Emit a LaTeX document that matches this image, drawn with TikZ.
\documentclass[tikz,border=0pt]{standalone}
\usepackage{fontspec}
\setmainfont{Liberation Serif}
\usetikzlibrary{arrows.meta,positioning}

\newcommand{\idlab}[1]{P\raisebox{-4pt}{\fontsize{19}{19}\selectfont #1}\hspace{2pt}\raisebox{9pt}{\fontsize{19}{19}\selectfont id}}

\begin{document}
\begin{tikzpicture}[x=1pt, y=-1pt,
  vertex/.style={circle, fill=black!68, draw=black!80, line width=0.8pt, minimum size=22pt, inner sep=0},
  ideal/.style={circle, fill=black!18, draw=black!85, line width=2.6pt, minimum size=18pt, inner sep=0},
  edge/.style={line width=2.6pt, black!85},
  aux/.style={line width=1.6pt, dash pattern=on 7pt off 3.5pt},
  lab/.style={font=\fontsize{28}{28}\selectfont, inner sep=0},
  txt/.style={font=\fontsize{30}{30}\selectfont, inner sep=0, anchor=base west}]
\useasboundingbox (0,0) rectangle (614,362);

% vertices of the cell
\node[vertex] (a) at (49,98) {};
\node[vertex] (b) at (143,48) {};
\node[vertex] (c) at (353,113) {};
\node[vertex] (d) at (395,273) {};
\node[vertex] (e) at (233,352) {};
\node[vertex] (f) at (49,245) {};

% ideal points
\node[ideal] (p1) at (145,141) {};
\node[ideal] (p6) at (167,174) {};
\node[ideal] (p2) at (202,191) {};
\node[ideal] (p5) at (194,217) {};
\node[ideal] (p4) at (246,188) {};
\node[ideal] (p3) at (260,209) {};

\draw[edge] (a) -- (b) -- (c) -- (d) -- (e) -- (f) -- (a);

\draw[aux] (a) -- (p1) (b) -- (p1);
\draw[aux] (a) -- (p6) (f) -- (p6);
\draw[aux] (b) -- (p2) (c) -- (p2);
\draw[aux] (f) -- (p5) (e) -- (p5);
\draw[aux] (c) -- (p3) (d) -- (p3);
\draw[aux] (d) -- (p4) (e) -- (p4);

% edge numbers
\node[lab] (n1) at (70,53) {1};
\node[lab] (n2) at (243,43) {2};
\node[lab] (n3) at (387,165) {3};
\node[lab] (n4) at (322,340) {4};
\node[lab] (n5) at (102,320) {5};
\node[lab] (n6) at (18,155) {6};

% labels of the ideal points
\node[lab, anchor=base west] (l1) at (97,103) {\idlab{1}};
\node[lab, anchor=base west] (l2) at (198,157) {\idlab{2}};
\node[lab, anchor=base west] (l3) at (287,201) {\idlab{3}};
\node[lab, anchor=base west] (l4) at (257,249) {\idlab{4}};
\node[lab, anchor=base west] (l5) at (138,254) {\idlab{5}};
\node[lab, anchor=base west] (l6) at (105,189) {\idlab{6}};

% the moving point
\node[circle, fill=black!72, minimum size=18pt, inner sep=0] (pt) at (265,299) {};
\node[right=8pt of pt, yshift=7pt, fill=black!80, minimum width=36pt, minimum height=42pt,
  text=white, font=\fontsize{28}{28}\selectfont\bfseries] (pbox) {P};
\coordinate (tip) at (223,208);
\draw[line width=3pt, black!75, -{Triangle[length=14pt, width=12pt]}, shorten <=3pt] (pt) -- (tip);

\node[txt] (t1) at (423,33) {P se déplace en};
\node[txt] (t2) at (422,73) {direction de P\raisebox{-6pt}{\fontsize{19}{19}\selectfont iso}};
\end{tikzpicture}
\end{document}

---

§ GOAL: Exactly reproduce every line of the data above.

§ EXERCISE OUTPUT:
Emit a LaTeX document that matches this image, drawn with TikZ.
\documentclass[tikz,border=0pt]{standalone}
\usepackage{fontspec}
\setmainfont{Liberation Serif}
\usetikzlibrary{arrows.meta,positioning}

\newcommand{\idlab}[1]{P\raisebox{-4pt}{\fontsize{19}{19}\selectfont #1}\hspace{2pt}\raisebox{9pt}{\fontsize{19}{19}\selectfont id}}

\begin{document}
\begin{tikzpicture}[x=1pt, y=-1pt,
  vertex/.style={circle, fill=black!68, draw=black!80, line width=0.8pt, minimum size=22pt, inner sep=0},
  ideal/.style={circle, fill=black!18, draw=black!85, line width=2.6pt, minimum size=18pt, inner sep=0},
  edge/.style={line width=2.6pt, black!85},
  aux/.style={line width=1.6pt, dash pattern=on 7pt off 3.5pt},
  lab/.style={font=\fontsize{28}{28}\selectfont, inner sep=0},
  txt/.style={font=\fontsize{30}{30}\selectfont, inner sep=0, anchor=base west}]
\useasboundingbox (0,0) rectangle (614,362);

% vertices of the cell
\node[vertex] (a) at (49,98) {};
\node[vertex] (b) at (143,48) {};
\node[vertex] (c) at (353,113) {};
\node[vertex] (d) at (395,273) {};
\node[vertex] (e) at (233,352) {};
\node[vertex] (f) at (49,245) {};

% ideal points
\node[ideal] (p1) at (145,141) {};
\node[ideal] (p6) at (167,174) {};
\node[ideal] (p2) at (202,191) {};
\node[ideal] (p5) at (194,217) {};
\node[ideal] (p4) at (246,188) {};
\node[ideal] (p3) at (260,209) {};

\draw[edge] (a) -- (b) -- (c) -- (d) -- (e) -- (f) -- (a);

\draw[aux] (a) -- (p1) (b) -- (p1);
\draw[aux] (a) -- (p6) (f) -- (p6);
\draw[aux] (b) -- (p2) (c) -- (p2);
\draw[aux] (f) -- (p5) (e) -- (p5);
\draw[aux] (c) -- (p3) (d) -- (p3);
\draw[aux] (d) -- (p4) (e) -- (p4);

% edge numbers
\node[lab] (n1) at (70,53) {1};
\node[lab] (n2) at (243,43) {2};
\node[lab] (n3) at (387,165) {3};
\node[lab] (n4) at (322,340) {4};
\node[lab] (n5) at (102,320) {5};
\node[lab] (n6) at (18,155) {6};

% labels of the ideal points
\node[lab, anchor=base west] (l1) at (97,103) {\idlab{1}};
\node[lab, anchor=base west] (l2) at (198,157) {\idlab{2}};
\node[lab, anchor=base west] (l3) at (287,201) {\idlab{3}};
\node[lab, anchor=base west] (l4) at (257,249) {\idlab{4}};
\node[lab, anchor=base west] (l5) at (138,254) {\idlab{5}};
\node[lab, anchor=base west] (l6) at (105,189) {\idlab{6}};

% the moving point
\node[circle, fill=black!72, minimum size=18pt, inner sep=0] (pt) at (265,299) {};
\node[right=8pt of pt, yshift=7pt, fill=black!80, minimum width=36pt, minimum height=42pt,
  text=white, font=\fontsize{28}{28}\selectfont\bfseries] (pbox) {P};
\coordinate (tip) at (223,208);
\draw[line width=3pt, black!75, -{Triangle[length=14pt, width=12pt]}, shorten <=3pt] (pt) -- (tip);

\node[txt] (t1) at (423,33) {P se déplace en};
\node[txt] (t2) at (422,73) {direction de P\raisebox{-6pt}{\fontsize{19}{19}\selectfont iso}};
\end{tikzpicture}
\end{document}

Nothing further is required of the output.